(Dataset entries)
——

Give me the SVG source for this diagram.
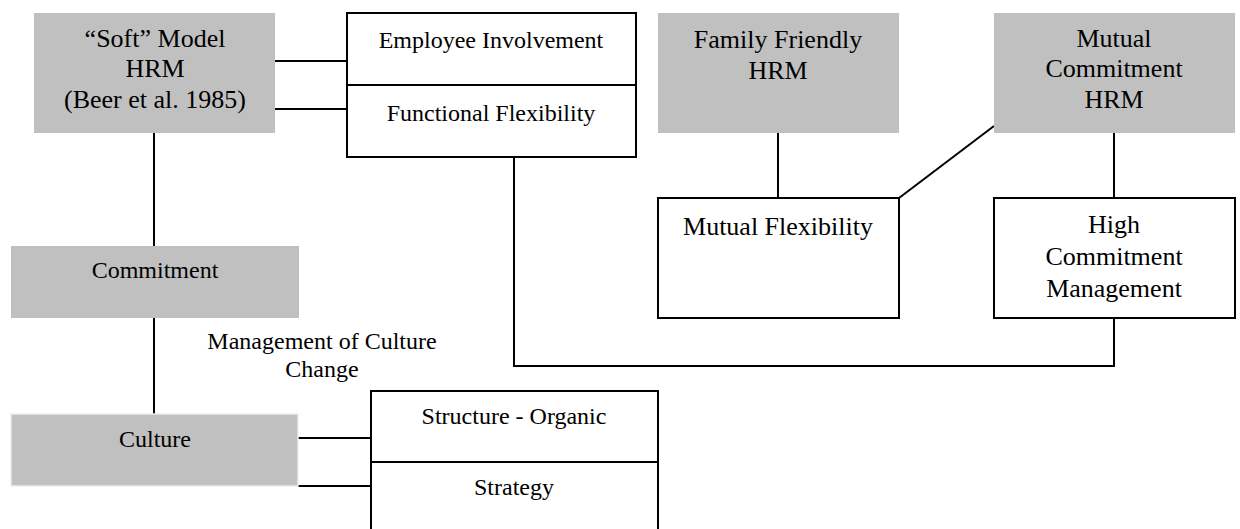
<svg xmlns="http://www.w3.org/2000/svg" width="1240" height="529" viewBox="0 0 1240 529">
<style>
.g{fill:#c0c0c0}
.w{fill:#fff;stroke:#000;stroke-width:2}
.t{font-family:"Liberation Serif","Times New Roman",serif;font-size:24px;fill:#000;text-anchor:middle}
.b{font-size:26px}
.c{stroke:#000;stroke-width:2;fill:none}
</style>
<rect width="1240" height="529" fill="#fff"/>
<g id="connectors">
<line class="c" x1="275" y1="61" x2="347" y2="61"/>
<line class="c" x1="275" y1="109" x2="347" y2="109"/>
<line class="c" x1="154" y1="125" x2="154" y2="246"/>
<line class="c" x1="154" y1="318" x2="154" y2="414"/>
<line class="c" x1="298" y1="438" x2="371" y2="438"/>
<line class="c" x1="298" y1="486" x2="371" y2="486"/>
<polyline class="c" points="514,150 514,366 1114,366 1114,318"/>
<line class="c" x1="778" y1="126" x2="778" y2="198"/>
<line class="c" x1="1114" y1="126" x2="1114" y2="198"/>
<line class="c" x1="994" y1="126" x2="899" y2="198"/>
</g>
<g id="soft">
<rect class="g" x="34" y="13" width="241" height="120"/>
<text class="t b" x="155" y="47">“Soft” Model</text>
<text class="t b" x="155" y="77">HRM</text>
<text class="t b" x="155" y="108">(Beer et al. 1985)</text>
</g>
<g id="employee">
<rect class="w" x="347" y="13" width="289" height="72"/>
<text class="t" x="491" y="48">Employee Involvement</text>
</g>
<g id="functional">
<rect class="w" x="347" y="85" width="289" height="72"/>
<text class="t" x="491" y="121">Functional Flexibility</text>
</g>
<g id="family">
<rect class="g" x="658" y="13" width="241" height="120"/>
<text class="t b" x="778" y="48">Family Friendly</text>
<text class="t b" x="778" y="79">HRM</text>
</g>
<g id="mutualcommitment">
<rect class="g" x="994" y="13" width="241" height="120"/>
<text class="t b" x="1114" y="47">Mutual</text>
<text class="t b" x="1114" y="77">Commitment</text>
<text class="t b" x="1114" y="108">HRM</text>
</g>
<g id="mutualflex">
<rect class="w" x="658" y="198" width="241" height="120"/>
<text class="t b" x="778" y="235">Mutual Flexibility</text>
</g>
<g id="highcommitment">
<rect class="w" x="994" y="198" width="241" height="120"/>
<text class="t b" x="1114" y="233">High</text>
<text class="t b" x="1114" y="265">Commitment</text>
<text class="t b" x="1114" y="297">Management</text>
</g>
<g id="commitment">
<rect class="g" x="11" y="246" width="288" height="72"/>
<text class="t" x="155" y="278">Commitment</text>
</g>
<g id="mocc">
<text class="t" x="322" y="349">Management of Culture</text>
<text class="t" x="322" y="377">Change</text>
</g>
<g id="culture">
<rect class="g" x="11" y="414" width="287" height="72" stroke="#ececec" stroke-width="1.5"/>
<text class="t" x="155" y="447">Culture</text>
</g>
<g id="structure">
<rect class="w" x="371" y="391" width="287" height="71"/>
<text class="t" x="514" y="424">Structure - Organic</text>
</g>
<g id="strategy">
<rect class="w" x="371" y="462" width="287" height="80"/>
<text class="t" x="514" y="495">Strategy</text>
</g>
</svg>
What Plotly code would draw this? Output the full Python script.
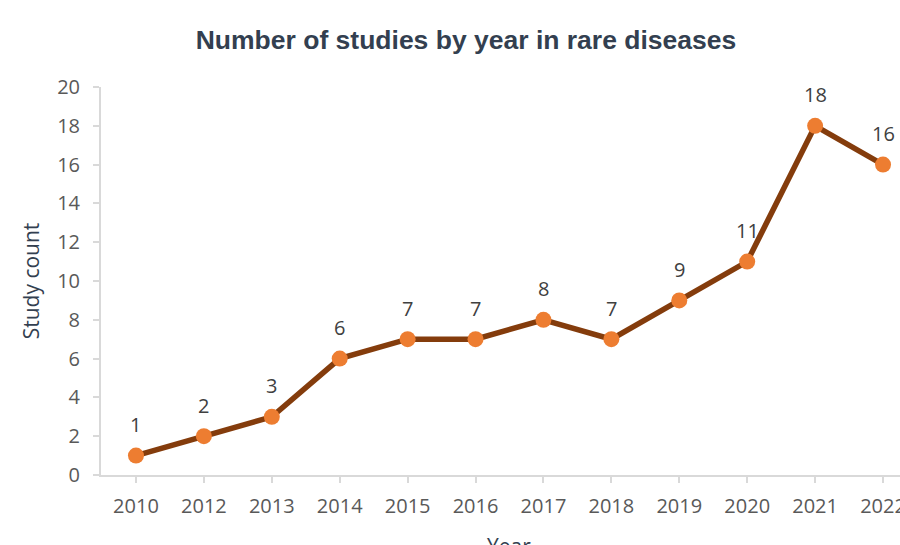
import plotly.graph_objects as go

# Study counts per year
years = ["2010", "2012", "2013", "2014", "2015", "2016", "2017", "2018", "2019", "2020", "2021", "2022"]
counts = [1, 2, 3, 6, 7, 7, 8, 7, 9, 11, 18, 16]
y_ticks = list(range(0, 21, 2))

TICK_FONT = "Open Sans"
LABEL_COLOR = "#595959"
TITLE_COLOR = "#333F50"
AXIS_COLOR = "#D9D9D9"

fig = go.Figure()
fig.add_trace(go.Scatter(
    x=years,
    y=counts,
    mode="lines+markers",
    line=dict(color="#843C0C", width=5.5),
    marker=dict(color="#ED7D31", size=16),
    cliponaxis=False,
    showlegend=False,
))

# value labels above each point (positioned by category index)
for i, c in enumerate(counts):
    fig.add_annotation(
        x=i, y=c, xref="x", yref="y", text=str(c), showarrow=False,
        yshift=31, font=dict(family=TICK_FONT, size=20, color="#404040"),
    )

# x-axis title, centred under the full category band
fig.add_annotation(
    xref="paper", yref="paper",
    x=(509 - 101) / (900 - 101), y=-(546 - 475) / 388,
    yanchor="middle", text="Year", showarrow=False,
    font=dict(family=TICK_FONT, size=21, color=TITLE_COLOR),
)

fig.update_layout(
    width=900, height=545,
    margin=dict(l=101, r=0, t=87, b=70, autoexpand=False),
    paper_bgcolor="white", plot_bgcolor="white",
    title=dict(
        text="<b>Number of studies by year in rare diseases</b>",
        x=466 / 900, xanchor="center", y=1 - 40 / 545, yanchor="middle",
        font=dict(family="Liberation Sans, Arial", size=26.5, color=TITLE_COLOR),
    ),
    xaxis=dict(
        type="category", categoryorder="array", categoryarray=years,
        range=[-0.515, 11.25], automargin=False,
        showline=True, linecolor=AXIS_COLOR, linewidth=2,
        ticks="outside", ticklen=6, tickcolor=AXIS_COLOR, tickwidth=2,
        showgrid=False, zeroline=False,
        tickfont=dict(family=TICK_FONT, size=20, color=LABEL_COLOR),
        ticklabelstandoff=6,
    ),
    yaxis=dict(
        range=[0, 20], tickvals=y_ticks, automargin=False,
        showline=True, linecolor=AXIS_COLOR, linewidth=2,
        ticks="outside", ticklen=6, tickcolor=AXIS_COLOR, tickwidth=2,
        showgrid=False, zeroline=False,
        tickfont=dict(family=TICK_FONT, size=20, color=LABEL_COLOR),
        ticklabelstandoff=9,
        title=dict(text="Study count", standoff=12,
                   font=dict(family=TICK_FONT, size=21, color=TITLE_COLOR)),
    ),
)

fig.write_html("out.html")
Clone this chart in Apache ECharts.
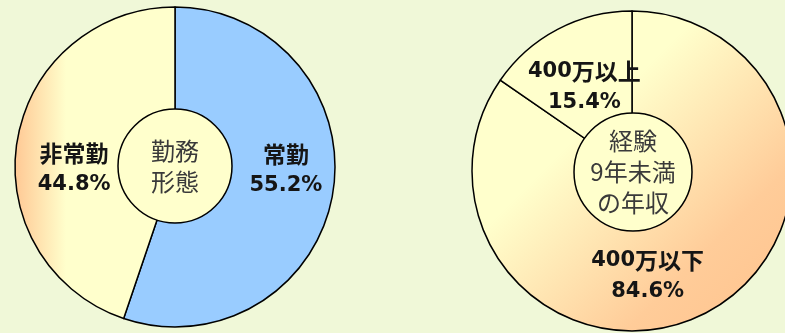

——

**DO THIS:** All of the data needs repeating exactly, but the pictures do not.

**EXERCISE RESPONSE:**
Give me the SVG source for this diagram.
<svg xmlns="http://www.w3.org/2000/svg" width="1240" height="529" viewBox="0 0 1240 529">
<style>
.g{fill:#c0c0c0}
.w{fill:#fff;stroke:#000;stroke-width:2}
.t{font-family:"Liberation Serif","Times New Roman",serif;font-size:24px;fill:#000;text-anchor:middle}
.b{font-size:26px}
.c{stroke:#000;stroke-width:2;fill:none}
</style>
<rect width="1240" height="529" fill="#fff"/>
<g id="connectors">
<line class="c" x1="275" y1="61" x2="347" y2="61"/>
<line class="c" x1="275" y1="109" x2="347" y2="109"/>
<line class="c" x1="154" y1="125" x2="154" y2="246"/>
<line class="c" x1="154" y1="318" x2="154" y2="414"/>
<line class="c" x1="298" y1="438" x2="371" y2="438"/>
<line class="c" x1="298" y1="486" x2="371" y2="486"/>
<polyline class="c" points="514,150 514,366 1114,366 1114,318"/>
<line class="c" x1="778" y1="126" x2="778" y2="198"/>
<line class="c" x1="1114" y1="126" x2="1114" y2="198"/>
<line class="c" x1="994" y1="126" x2="899" y2="198"/>
</g>
<g id="soft">
<rect class="g" x="34" y="13" width="241" height="120"/>
<text class="t b" x="155" y="47">“Soft” Model</text>
<text class="t b" x="155" y="77">HRM</text>
<text class="t b" x="155" y="108">(Beer et al. 1985)</text>
</g>
<g id="employee">
<rect class="w" x="347" y="13" width="289" height="72"/>
<text class="t" x="491" y="48">Employee Involvement</text>
</g>
<g id="functional">
<rect class="w" x="347" y="85" width="289" height="72"/>
<text class="t" x="491" y="121">Functional Flexibility</text>
</g>
<g id="family">
<rect class="g" x="658" y="13" width="241" height="120"/>
<text class="t b" x="778" y="48">Family Friendly</text>
<text class="t b" x="778" y="79">HRM</text>
</g>
<g id="mutualcommitment">
<rect class="g" x="994" y="13" width="241" height="120"/>
<text class="t b" x="1114" y="47">Mutual</text>
<text class="t b" x="1114" y="77">Commitment</text>
<text class="t b" x="1114" y="108">HRM</text>
</g>
<g id="mutualflex">
<rect class="w" x="658" y="198" width="241" height="120"/>
<text class="t b" x="778" y="235">Mutual Flexibility</text>
</g>
<g id="highcommitment">
<rect class="w" x="994" y="198" width="241" height="120"/>
<text class="t b" x="1114" y="233">High</text>
<text class="t b" x="1114" y="265">Commitment</text>
<text class="t b" x="1114" y="297">Management</text>
</g>
<g id="commitment">
<rect class="g" x="11" y="246" width="288" height="72"/>
<text class="t" x="155" y="278">Commitment</text>
</g>
<g id="mocc">
<text class="t" x="322" y="349">Management of Culture</text>
<text class="t" x="322" y="377">Change</text>
</g>
<g id="culture">
<rect class="g" x="11" y="414" width="287" height="72" stroke="#ececec" stroke-width="1.5"/>
<text class="t" x="155" y="447">Culture</text>
</g>
<g id="structure">
<rect class="w" x="371" y="391" width="287" height="71"/>
<text class="t" x="514" y="424">Structure - Organic</text>
</g>
<g id="strategy">
<rect class="w" x="371" y="462" width="287" height="80"/>
<text class="t" x="514" y="495">Strategy</text>
</g>
</svg>
What Plotly code would draw this? Output the full Python script.
import plotly.graph_objects as go

# Study counts per year
years = ["2010", "2012", "2013", "2014", "2015", "2016", "2017", "2018", "2019", "2020", "2021", "2022"]
counts = [1, 2, 3, 6, 7, 7, 8, 7, 9, 11, 18, 16]
y_ticks = list(range(0, 21, 2))

TICK_FONT = "Open Sans"
LABEL_COLOR = "#595959"
TITLE_COLOR = "#333F50"
AXIS_COLOR = "#D9D9D9"

fig = go.Figure()
fig.add_trace(go.Scatter(
    x=years,
    y=counts,
    mode="lines+markers",
    line=dict(color="#843C0C", width=5.5),
    marker=dict(color="#ED7D31", size=16),
    cliponaxis=False,
    showlegend=False,
))

# value labels above each point (positioned by category index)
for i, c in enumerate(counts):
    fig.add_annotation(
        x=i, y=c, xref="x", yref="y", text=str(c), showarrow=False,
        yshift=31, font=dict(family=TICK_FONT, size=20, color="#404040"),
    )

# x-axis title, centred under the full category band
fig.add_annotation(
    xref="paper", yref="paper",
    x=(509 - 101) / (900 - 101), y=-(546 - 475) / 388,
    yanchor="middle", text="Year", showarrow=False,
    font=dict(family=TICK_FONT, size=21, color=TITLE_COLOR),
)

fig.update_layout(
    width=900, height=545,
    margin=dict(l=101, r=0, t=87, b=70, autoexpand=False),
    paper_bgcolor="white", plot_bgcolor="white",
    title=dict(
        text="<b>Number of studies by year in rare diseases</b>",
        x=466 / 900, xanchor="center", y=1 - 40 / 545, yanchor="middle",
        font=dict(family="Liberation Sans, Arial", size=26.5, color=TITLE_COLOR),
    ),
    xaxis=dict(
        type="category", categoryorder="array", categoryarray=years,
        range=[-0.515, 11.25], automargin=False,
        showline=True, linecolor=AXIS_COLOR, linewidth=2,
        ticks="outside", ticklen=6, tickcolor=AXIS_COLOR, tickwidth=2,
        showgrid=False, zeroline=False,
        tickfont=dict(family=TICK_FONT, size=20, color=LABEL_COLOR),
        ticklabelstandoff=6,
    ),
    yaxis=dict(
        range=[0, 20], tickvals=y_ticks, automargin=False,
        showline=True, linecolor=AXIS_COLOR, linewidth=2,
        ticks="outside", ticklen=6, tickcolor=AXIS_COLOR, tickwidth=2,
        showgrid=False, zeroline=False,
        tickfont=dict(family=TICK_FONT, size=20, color=LABEL_COLOR),
        ticklabelstandoff=9,
        title=dict(text="Study count", standoff=12,
                   font=dict(family=TICK_FONT, size=21, color=TITLE_COLOR)),
    ),
)

fig.write_html("out.html")
Clone this chart in Apache ECharts.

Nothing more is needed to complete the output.